The series is set in what's called the "Mother Court," a federal court in the southern district of New York City. The series focuses on a group of lawyers who are being sworn-in as either federal public defenders or as federal prosecutors, also known as assistant U.S. attorneys or AUSAs. Specifically, it focuses on three public defenders and three AUSAs. This is seemingly to provide balance on both sides of the law. The initial thrill has one of the three public defenders go against one of the three AUSAs directly, head-to-head.

It seems though that when the two groups go head-to-head, the show seems to lean on the side of the public defenders. Even when the prosecutors win cases, the show's sympathies generally lie with the defendants. Whenever the show wants us to side with the prosecutors, they make the defendants extremely bad guys like in Episode 2, which has a doctor involved with human trafficking in a way.

The three public defenders include Sandra Bell, played by Britt Robertson (The Secret Circle and Under the Dome). She shows up early and she's probably the most eager and most optimistic about defending people. The second public defender is Allison Adams, played by Jasmin Savoy Brown (The Leftovers and Stichers), a black woman who is a bit more sensible. Sandra and Allison are friends and roommates á la Ally McBeal. There's a third defender named Jay Simmons, played by Wesam Keesh (Awkward). Jay is probably the least gung-ho and least confident.

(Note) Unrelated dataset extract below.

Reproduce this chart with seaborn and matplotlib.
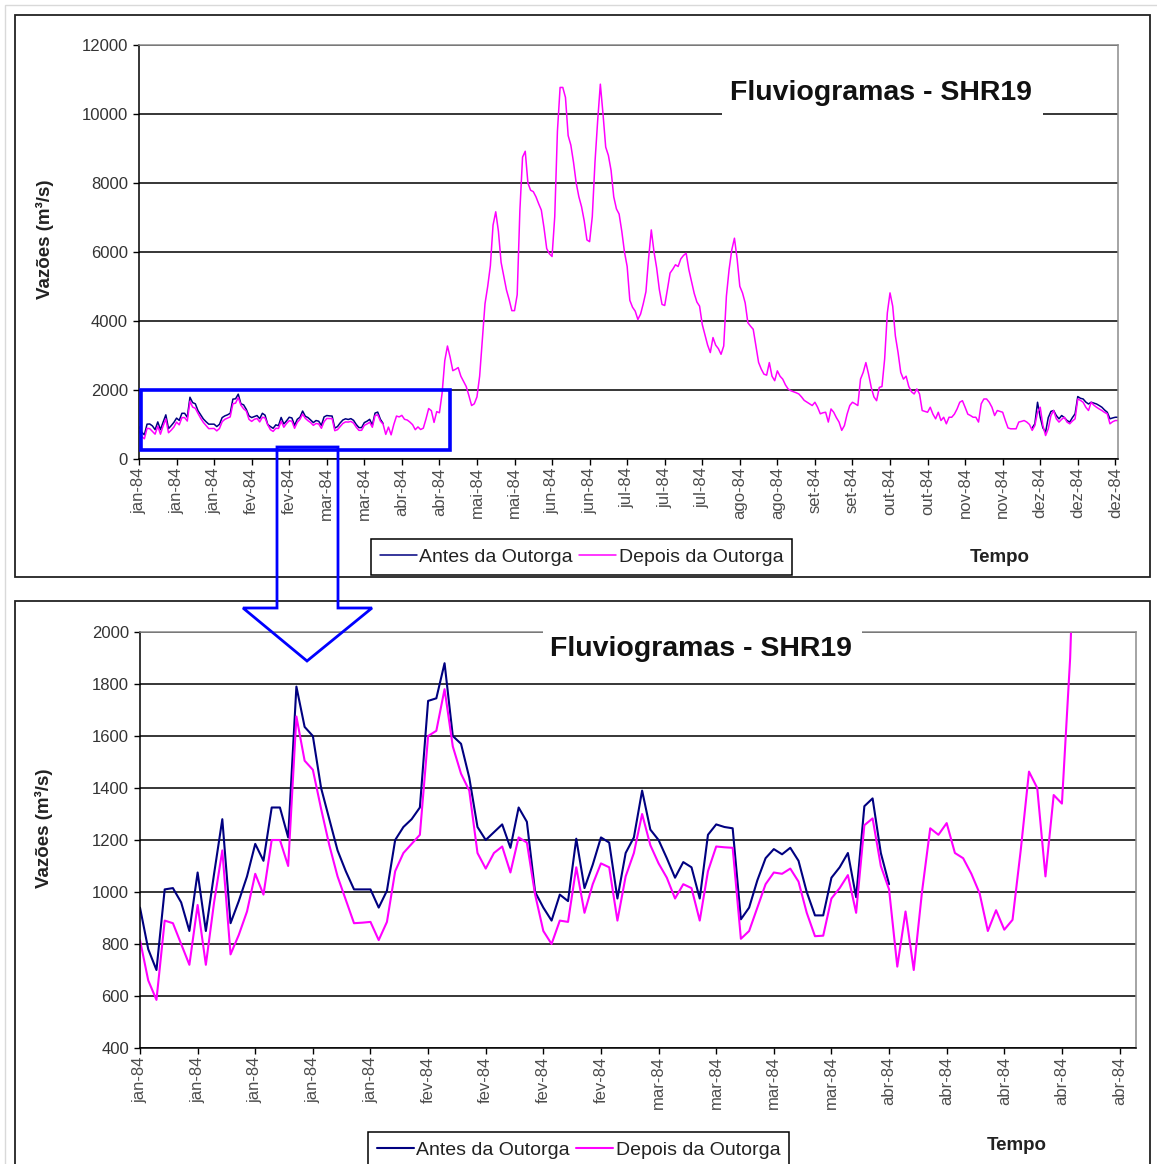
"""Fluviogramas SHR19: vazões diárias antes e depois da outorga (ano todo + detalhe jan-abr)"""

import matplotlib

matplotlib.use("Agg")
import matplotlib.pyplot as plt
import numpy as np
import pandas as pd
import seaborn as sns
from matplotlib.patches import Polygon, Rectangle

# ---------------------------------------------------------------- dados
meses = ["jan", "fev", "mar", "abr", "mai", "jun", "jul", "ago", "set", "out", "nov", "dez"]
ano = "84"

# vazão diária depois da outorga (m³/s), 1 jan .. 31 dez 1984
depois = [
    815, 660, 585, 890, 880, 800, 720, 950, 720, 960, 1160, 760, 835, 925, 1070, 990,
    1200, 1200, 1100, 1675, 1505, 1470, 1320, 1180, 1060, 970, 880, 882, 885, 815, 885,
    1080, 1150, 1185, 1220, 1600, 1620, 1780, 1560, 1455, 1390, 1150, 1090, 1150, 1175,
    1075, 1210, 1190,
    990, 850, 800, 890, 885, 1095, 920, 1030, 1110, 1095, 890, 1060, 1150, 1300, 1180,
    1110, 1055, 975, 1030, 1015, 890, 1080, 1175, 1172, 1170, 820, 850, 940, 1030, 1075,
    1070, 1090, 1040, 920, 830, 832, 975, 1015, 1065, 920, 1257, 1283, 1100, 1010, 713,
    925, 700, 1000, 1245, 1220, 1265, 1150, 1130, 1070, 995, 850, 930, 855, 893, 1162,
    1463, 1400, 1060, 1373, 1340, 1900,
    2850, 3275, 2950, 2560, 2600, 2650, 2400, 2250, 2100, 1835, 1550, 1600, 1800, 2400,
    3470, 4500, 5000, 5600, 6780, 7165, 6600, 5700, 5300, 4900, 4620, 4300, 4300, 4760,
    7200, 8750, 8920, 8000, 7790, 7750, 7600, 7400, 7215, 6700, 6100, 5950, 5870, 7025,
    9500, 10770, 10770, 10480, 9375, 9100, 8600, 8000, 7600, 7310, 6900, 6350, 6300,
    7025, 8600, 9800, 10865, 10000, 9040, 8800, 8365, 7600, 7250, 7100, 6600, 6000, 5580,
    4600, 4400, 4285, 4045, 4200, 4500, 4850, 5820, 6640, 6010, 5535, 4910, 4480, 4450,
    4910,
    5390, 5500, 5630, 5580, 5800, 5900, 5965, 5490, 5150, 4800, 4550, 4430, 3900, 3600,
    3300, 3085, 3520, 3300, 3200, 3035, 3275, 4720, 5490, 6060, 6400, 5800, 5005, 4815,
    4525, 3950, 3850, 3760, 3275, 2800, 2605, 2460, 2430, 2795, 2400, 2270, 2555, 2400,
    2315, 2150, 2030, 1980, 1950, 1920, 1885, 1800, 1700, 1650, 1600, 1550, 1645, 1500,
    1310, 1340, 1355, 1070, 1450, 1355, 1200, 1070, 830, 970, 1300, 1550, 1645, 1600,
    1550, 2315, 2510, 2795, 2460, 2075, 1800, 1690,
    2075, 2100, 2900, 4235, 4815, 4430, 3565, 3085, 2510, 2315, 2400, 2100, 1950, 1885,
    2030, 1885, 1405, 1380, 1355, 1500, 1300, 1165, 1355, 1115, 1210, 1020, 1210, 1210,
    1300, 1450, 1645, 1690, 1500, 1300, 1260, 1210, 1210, 1070, 1600, 1740, 1740, 1645,
    1500, 1260, 1405, 1380, 1355, 1115, 900, 875, 875, 875, 1070, 1090, 1115, 1070, 1000,
    830, 970, 1355, 1500, 970, 680, 875, 1260, 1405, 1165, 1070, 1150, 1210, 1070, 1020,
    1100, 1165, 1740, 1700, 1645, 1500, 1405, 1645, 1560, 1500, 1450, 1405, 1350, 1310,
    1020, 1080, 1115, 1115,
]

# vazão antes da outorga: só difere nos trechos jan-abr e dez
antes_jan_abr = [
    940, 780, 700, 1010, 1015, 960, 850, 1075, 850, 1070, 1280, 880, 965, 1060, 1185,
    1120, 1325, 1325, 1210, 1790, 1635, 1600, 1400, 1280, 1160, 1080, 1010, 1010, 1010,
    940, 1005, 1200, 1250, 1280, 1325, 1735, 1745, 1880, 1600, 1570, 1440, 1250, 1200,
    1230, 1260, 1170, 1325, 1270,
    1000, 940, 890, 990, 965, 1205, 1015, 1105, 1210, 1190, 975, 1150, 1210, 1390, 1240,
    1200, 1130, 1055, 1115, 1095, 975, 1220, 1260, 1250, 1245, 895, 940, 1045, 1130,
    1165, 1145, 1170, 1120, 1000, 910, 910, 1055, 1095, 1150, 980, 1330, 1360, 1150,
    1030,
]
inicio_antes_dez = 333
antes_dez = [
    900, 1020, 1645, 1210, 900, 780, 1200, 1380, 1405, 1260, 1165, 1260, 1200, 1115,
    1070, 1200, 1310, 1810, 1760, 1740, 1650, 1595, 1645, 1620, 1595, 1550, 1500, 1420,
    1355, 1165, 1190, 1210, 1210,
]

titulo = "Fluviogramas - SHR19"
rotulo_y = "Vazões (m³/s)"
rotulo_tempo = "Tempo"
nomes_series = ["Antes da Outorga", "Depois da Outorga"]

# ---------------------------------------------------------------- estilo
AZUL = "#000080"
MAGENTA = "#FF00FF"
AZUL_DESTAQUE = "#0000FF"
W, H = 1157, 1164

sns.set_theme(style="white")
plt.rcParams["font.family"] = ["Liberation Sans", "DejaVu Sans"]

df_depois = pd.DataFrame({"dia": np.arange(len(depois)), "vazao": depois})
df_antes_1 = pd.DataFrame({"dia": np.arange(len(antes_jan_abr)), "vazao": antes_jan_abr})
df_antes_2 = pd.DataFrame(
    {"dia": np.arange(len(antes_dez)) + inicio_antes_dez, "vazao": antes_dez}
)
data0 = pd.Timestamp("1984-01-01")


def fx(x):
    return x / W


def fy(y):
    return 1 - y / H


def painel(ax, xmax, passo_x, ylim, passo_y, lw, caixa_titulo, pos_titulo, ylab_y):
    sns.lineplot(data=df_antes_1, x="dia", y="vazao", color=AZUL, lw=lw, ax=ax,
                 label=nomes_series[0], legend=False)
    sns.lineplot(data=df_antes_2, x="dia", y="vazao", color=AZUL, lw=lw, ax=ax,
                 legend=False)
    sns.lineplot(data=df_depois, x="dia", y="vazao", color=MAGENTA, lw=lw, ax=ax,
                 label=nomes_series[1], legend=False)

    ax.set_xlim(0, xmax)
    ax.set_ylim(*ylim)
    niveis = np.arange(ylim[0], ylim[1] + 1, passo_y)
    ax.set_yticks(niveis)
    ax.set_yticklabels([f"{v:d}" for v in niveis], fontsize=12, color="#333333")
    dias = np.arange(0, xmax, passo_x)
    rotulos = [f"{meses[(data0 + pd.Timedelta(days=int(d))).month - 1]}-{ano}" for d in dias]
    ax.set_xticks(dias)
    ax.set_xticklabels(rotulos, rotation=90, fontsize=12, color="#4d4d4d")
    ax.tick_params(axis="both", direction="out", length=4, width=1, color="black")
    ax.tick_params(axis="y", left=True, pad=4)
    ax.tick_params(axis="x", bottom=True, pad=2)

    ax.yaxis.grid(True, color="black", lw=1.1)
    ax.xaxis.grid(False)
    ax.set_axisbelow(True)
    for lado in ["left", "bottom"]:
        ax.spines[lado].set_color("black")
        ax.spines[lado].set_linewidth(1.1)
    for lado in ["top", "right"]:
        ax.spines[lado].set_color("#8c8c8c")
        ax.spines[lado].set_linewidth(1.1)

    ax.set_xlabel("")
    ax.set_ylabel(rotulo_y, fontsize=13.5, fontweight="bold", color="#222222")
    ax.yaxis.set_label_coords(-0.087, ylab_y)

    x0, x1, y0, y1 = caixa_titulo
    ax.add_patch(Rectangle((x0, y0), x1 - x0, y1 - y0, transform=ax.transAxes,
                           facecolor="white", edgecolor="none", zorder=3, clip_on=False))
    ax.text(pos_titulo[0], pos_titulo[1], titulo, transform=ax.transAxes, ha="center",
            va="center", fontsize=20.5, fontweight="bold", color="#111111", zorder=4)


fig = plt.figure(figsize=(W / 100, H / 100), dpi=100)
fig.patch.set_facecolor("white")

ax1 = fig.add_axes([fx(139), fy(459), fx(1118) - fx(139), fy(45) - fy(459)])
painel(ax1, 365, 14, (0, 12000), 2000, 1.1,
       (0.5955, 0.9234, 0.82, 0.95), (0.758, 0.884), 0.531)

ax2 = fig.add_axes([fx(140), fy(1048), fx(1136) - fx(140), fy(632) - fy(1048)])
painel(ax2, 121, 7, (400, 2000), 200, 1.5,
       (0.4046, 0.7249, 0.92, 1.05), (0.563, 0.959), 0.529)

# destaque do trecho ampliado
ax1.add_patch(Rectangle((0.7, 260), 115.4, 1740, fill=False, edgecolor=AZUL_DESTAQUE,
                        lw=2.6, zorder=5, clip_on=False))
seta = [(277, 447), (338, 447), (338, 608), (372, 608), (307, 661), (243, 608), (277, 608)]
fig.add_artist(Polygon([(fx(x), fy(y)) for x, y in seta], closed=True, fill=False,
                       edgecolor=AZUL_DESTAQUE, lw=2.0, transform=fig.transFigure,
                       zorder=6))

# molduras dos dois gráficos
fig.add_artist(Rectangle((fx(5), fy(1175)), fx(1160) - fx(5), fy(5) - fy(1175), fill=False,
                         edgecolor="#d9d9d9", lw=1.0, transform=fig.transFigure))
fig.add_artist(Rectangle((fx(15), fy(577)), fx(1150) - fx(15), fy(15) - fy(577), fill=False,
                         edgecolor="#222222", lw=1.3, transform=fig.transFigure))
fig.add_artist(Rectangle((fx(15), fy(1180)), fx(1150) - fx(15), fy(601) - fy(1180),
                         fill=False, edgecolor="#222222", lw=1.3, transform=fig.transFigure))

# legendas e rótulo do eixo do tempo
for ax, cx, cy, tx, ty in [(ax1, 581.5, 557, 1000, 557), (ax2, 578.5, 1150, 1017, 1145)]:
    handles, labels = ax.get_legend_handles_labels()
    leg = ax.legend(handles, labels, loc="center", bbox_to_anchor=(fx(cx), fy(cy)),
                    bbox_transform=fig.transFigure, ncol=2, frameon=True, fancybox=False,
                    edgecolor="black", framealpha=1, fontsize=14, handlelength=1.9,
                    handletextpad=0.15, columnspacing=0.3, borderpad=0.45)
    leg.get_frame().set_linewidth(1.1)
    for t in leg.get_texts():
        t.set_color("#222222")
    fig.text(fx(tx), fy(ty), rotulo_tempo, ha="center", va="center", fontsize=13.5,
             fontweight="bold", color="#222222")

fig.savefig("out.png", dpi=100)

The three prosecutors include Leonard Knox, played by Regé-Jean Page (Roots and Waterloo Road). He's the cockiest and most self-assured. He's also a bit arrogant and privileged. The second prosecutor is Seth Oliver, played by Ben Rappoport (Outsourced and The Good Wife). He's the boyfriend of Allison. He enjoys his job, but he does sometimes question the tactics of his superiors because he's rather idealistic like Sandra and believes in justice, despite being on the opposite side. The third prosecutor is Kate Littlejohn, played by Susannah Flood (Chicago Fire), the most anal and antisocial of the lawyers. She's like Bonnie from How To Get Away With Murder.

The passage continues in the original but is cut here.